Vaak wordt hieraan een rauw meerderheidsdenken gekoppeld, waarin weinig plaats is voor de rechten van minderheden.
In dit verband verwijst Koole naar James Madison, een van de founding fathers van de VS. Madison was beducht voor een meerderheidstirannie. Juist met het oog daarop moesten in de constitutie de rechten van minderheden worden vastgelegd.
In Sociologie Magazine (17e jaargang nummer 3) voert emeritus hoogleraar Anton Zijderveld een pleidooi voor de stadscultuur. Hij ziet die als een combinatie van de economische cultuur en de burgercultuur. De basis daarvoor is gelegd tijdens de Renaissance in de Noord-Italiaanse steden. De handel floreerde daar en tegelijkertijd konden de wetenschap, de universiteiten en de kunsten zich ontwikkelen.

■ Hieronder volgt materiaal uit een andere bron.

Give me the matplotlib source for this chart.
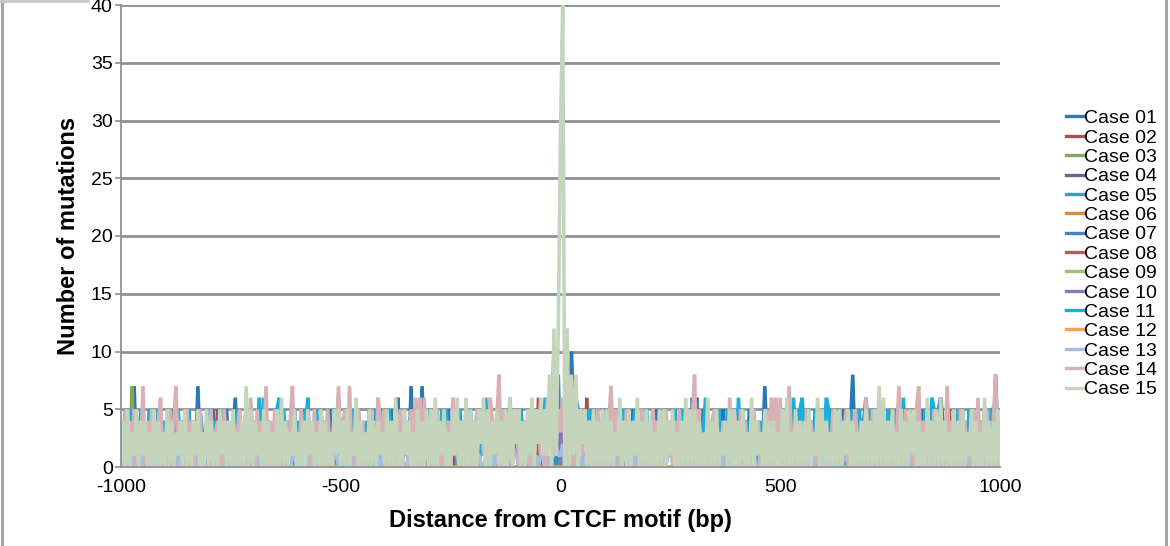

De bourgeoisie werd invloedrijker dan de adel en de geestelijkheid.
Stedelijkheid ziet Zijderveld ook als een typisch westers fenomeen. In India is de identificatie met de kaste belangrijker dan die met de stad, zo schrijft hij.
In Japan is er een sterke identificatie met het Japanse volk als geheel. Ook zijn in tal van culturen de familiebanden belangrijker dan de binding aan de eigen stad.
Omdat de moderne grote stad multicultureel is, is er sprake van pluraliteit. Deze diversiteit heeft de mogelijkheid van keuzes en dus van twijfel in zich.
Zijderveld ziet dat als uiterst waardevol. Het verdwijnen van de twijfel acht hij levensgevaarlijk. Aan de universiteit zou je twijfelen moeten leren, zeker in een vak als sociologie. Maar dat kom je volgens hem maar weinig tegen.